═══ Material provided

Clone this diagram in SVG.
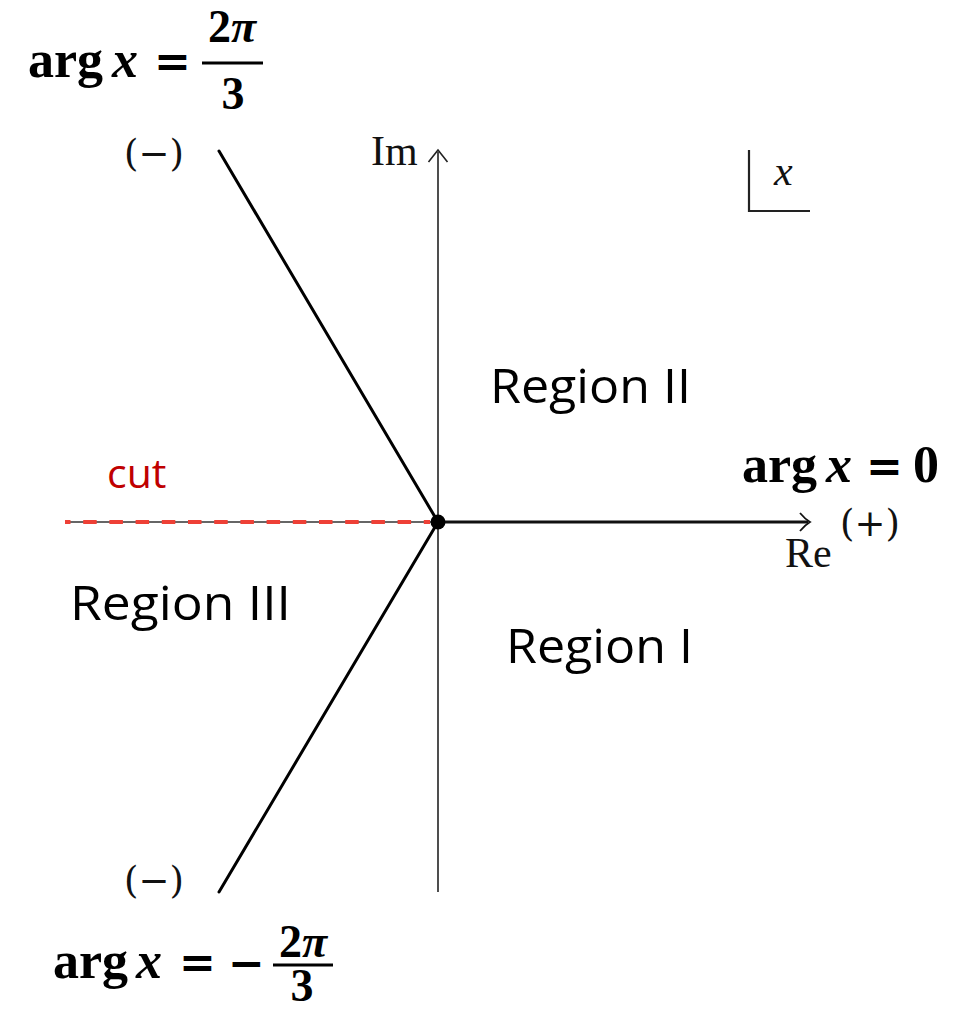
<svg xmlns="http://www.w3.org/2000/svg" width="963" height="1012" viewBox="0 0 963 1012">
<style>
.m{font-family:"Liberation Serif","Times New Roman",serif;font-weight:bold;fill:#000}
.mi{font-family:"Liberation Serif","Times New Roman",serif;font-weight:bold;font-style:italic;fill:#000}
.op{font-family:"DejaVu Serif",serif;font-weight:bold;font-size:44px;fill:#000}
.tex{font-family:"Liberation Serif","DejaVu Serif",serif;font-weight:normal;fill:#111}
.pm{font-family:"DejaVu Serif",serif;font-weight:normal;font-size:37px;fill:#111}
.reg{font-family:"Open Sans","Noto Sans",sans-serif;font-size:47px;fill:#000}
.ray{stroke:#000;stroke-width:3;fill:none;stroke-linecap:round}
.bar{stroke:#000;stroke-width:3}
</style>
<rect width="963" height="1012" fill="#fff"/>
<g id="connectors">
  <line id="im-axis" x1="438" y1="892" x2="438" y2="152" stroke="#222" stroke-width="1.6"/>
  <path id="im-arrow" d="M428.5 162 Q434 155 438 150 Q442 155 447.5 162" fill="none" stroke="#222" stroke-width="1.6"/>
  <line id="re-axis" x1="438" y1="522" x2="808" y2="522" stroke="#111" stroke-width="3"/>
  <path id="re-arrow" d="M800 513 Q805 519 810 522 Q805 525 800 531" fill="none" stroke="#111" stroke-width="1.8"/>
  <line id="ray-upper" class="ray" x1="219" y1="151" x2="438" y2="522"/>
  <line id="ray-lower" class="ray" x1="438" y1="522" x2="219" y2="892"/>
  <line id="cut-base" x1="65" y1="522" x2="438" y2="522" stroke="#333" stroke-width="1.5"/>
  <line id="cut-dash" x1="65" y1="522" x2="430" y2="522" stroke="#ee4036" stroke-width="4" stroke-dasharray="13.5 12.7" stroke-dashoffset="8"/>
  <circle id="origin" cx="438" cy="522" r="7.5" fill="#000"/>
</g>
<g id="axis-labels">
  <text class="tex" x="371" y="165" font-size="42">Im</text>
  <text class="tex" x="785" y="567" font-size="42">Re</text>
  <text class="pm" x="840" y="536">(+)</text>
  <text class="pm" x="124" y="166">(−)</text>
  <text class="pm" x="124" y="893">(−)</text>
</g>
<g id="variable-box">
  <path d="M749 150 V211 H810" fill="none" stroke="#222" stroke-width="2.2"/>
  <text class="tex" x="774" y="185" font-size="42" font-style="italic">x</text>
</g>
<g id="label-upper">
  <text class="m" x="28" y="77" font-size="52">arg</text>
  <text class="mi" x="112" y="77" font-size="52">x</text>
  <text class="op" x="154" y="77">=</text>
  <line class="bar" x1="202" y1="63" x2="263" y2="63"/>
  <text class="m" x="232" y="42" font-size="46" text-anchor="middle">2<tspan class="mi">π</tspan></text>
  <text class="m" x="233" y="109" font-size="46" text-anchor="middle">3</text>
</g>
<g id="label-lower">
  <text class="m" x="53" y="978" font-size="52">arg</text>
  <text class="mi" x="136" y="978" font-size="52">x</text>
  <text class="op" x="179" y="978">=</text>
  <text class="op" x="228" y="978">−</text>
  <line class="bar" x1="273" y1="965" x2="333" y2="965"/>
  <text class="m" x="303" y="957" font-size="46" text-anchor="middle">2<tspan class="mi">π</tspan></text>
  <text class="m" x="302" y="1001" font-size="46" text-anchor="middle">3</text>
</g>
<g id="label-right">
  <text class="m" x="742" y="482" font-size="52">arg</text>
  <text class="mi" x="826" y="482" font-size="52">x</text>
  <text class="op" x="866" y="482">=</text>
  <text class="m" x="913" y="482" font-size="52">0</text>
</g>
<g id="region-2"><text class="reg" x="490" y="403" textLength="201" lengthAdjust="spacingAndGlyphs">Region II</text></g>
<g id="region-3"><text class="reg" x="70" y="620" textLength="221" lengthAdjust="spacingAndGlyphs">Region III</text></g>
<g id="region-1"><text class="reg" x="506" y="663" textLength="187" lengthAdjust="spacingAndGlyphs">Region I</text></g>
<g id="cut-label"><text x="107" y="488" font-family="'Open Sans','Noto Sans',sans-serif" font-size="41" fill="#c00000">cut</text></g>
</svg>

══════

§ **Aim**:
Leaving the pictures aside, transcribe the entire listing exactly.

§ **Finished exercise**:
Clone this diagram in SVG.
<svg xmlns="http://www.w3.org/2000/svg" width="963" height="1012" viewBox="0 0 963 1012">
<style>
.m{font-family:"Liberation Serif","Times New Roman",serif;font-weight:bold;fill:#000}
.mi{font-family:"Liberation Serif","Times New Roman",serif;font-weight:bold;font-style:italic;fill:#000}
.op{font-family:"DejaVu Serif",serif;font-weight:bold;font-size:44px;fill:#000}
.tex{font-family:"Liberation Serif","DejaVu Serif",serif;font-weight:normal;fill:#111}
.pm{font-family:"DejaVu Serif",serif;font-weight:normal;font-size:37px;fill:#111}
.reg{font-family:"Open Sans","Noto Sans",sans-serif;font-size:47px;fill:#000}
.ray{stroke:#000;stroke-width:3;fill:none;stroke-linecap:round}
.bar{stroke:#000;stroke-width:3}
</style>
<rect width="963" height="1012" fill="#fff"/>
<g id="connectors">
  <line id="im-axis" x1="438" y1="892" x2="438" y2="152" stroke="#222" stroke-width="1.6"/>
  <path id="im-arrow" d="M428.5 162 Q434 155 438 150 Q442 155 447.5 162" fill="none" stroke="#222" stroke-width="1.6"/>
  <line id="re-axis" x1="438" y1="522" x2="808" y2="522" stroke="#111" stroke-width="3"/>
  <path id="re-arrow" d="M800 513 Q805 519 810 522 Q805 525 800 531" fill="none" stroke="#111" stroke-width="1.8"/>
  <line id="ray-upper" class="ray" x1="219" y1="151" x2="438" y2="522"/>
  <line id="ray-lower" class="ray" x1="438" y1="522" x2="219" y2="892"/>
  <line id="cut-base" x1="65" y1="522" x2="438" y2="522" stroke="#333" stroke-width="1.5"/>
  <line id="cut-dash" x1="65" y1="522" x2="430" y2="522" stroke="#ee4036" stroke-width="4" stroke-dasharray="13.5 12.7" stroke-dashoffset="8"/>
  <circle id="origin" cx="438" cy="522" r="7.5" fill="#000"/>
</g>
<g id="axis-labels">
  <text class="tex" x="371" y="165" font-size="42">Im</text>
  <text class="tex" x="785" y="567" font-size="42">Re</text>
  <text class="pm" x="840" y="536">(+)</text>
  <text class="pm" x="124" y="166">(−)</text>
  <text class="pm" x="124" y="893">(−)</text>
</g>
<g id="variable-box">
  <path d="M749 150 V211 H810" fill="none" stroke="#222" stroke-width="2.2"/>
  <text class="tex" x="774" y="185" font-size="42" font-style="italic">x</text>
</g>
<g id="label-upper">
  <text class="m" x="28" y="77" font-size="52">arg</text>
  <text class="mi" x="112" y="77" font-size="52">x</text>
  <text class="op" x="154" y="77">=</text>
  <line class="bar" x1="202" y1="63" x2="263" y2="63"/>
  <text class="m" x="232" y="42" font-size="46" text-anchor="middle">2<tspan class="mi">π</tspan></text>
  <text class="m" x="233" y="109" font-size="46" text-anchor="middle">3</text>
</g>
<g id="label-lower">
  <text class="m" x="53" y="978" font-size="52">arg</text>
  <text class="mi" x="136" y="978" font-size="52">x</text>
  <text class="op" x="179" y="978">=</text>
  <text class="op" x="228" y="978">−</text>
  <line class="bar" x1="273" y1="965" x2="333" y2="965"/>
  <text class="m" x="303" y="957" font-size="46" text-anchor="middle">2<tspan class="mi">π</tspan></text>
  <text class="m" x="302" y="1001" font-size="46" text-anchor="middle">3</text>
</g>
<g id="label-right">
  <text class="m" x="742" y="482" font-size="52">arg</text>
  <text class="mi" x="826" y="482" font-size="52">x</text>
  <text class="op" x="866" y="482">=</text>
  <text class="m" x="913" y="482" font-size="52">0</text>
</g>
<g id="region-2"><text class="reg" x="490" y="403" textLength="201" lengthAdjust="spacingAndGlyphs">Region II</text></g>
<g id="region-3"><text class="reg" x="70" y="620" textLength="221" lengthAdjust="spacingAndGlyphs">Region III</text></g>
<g id="region-1"><text class="reg" x="506" y="663" textLength="187" lengthAdjust="spacingAndGlyphs">Region I</text></g>
<g id="cut-label"><text x="107" y="488" font-family="'Open Sans','Noto Sans',sans-serif" font-size="41" fill="#c00000">cut</text></g>
</svg>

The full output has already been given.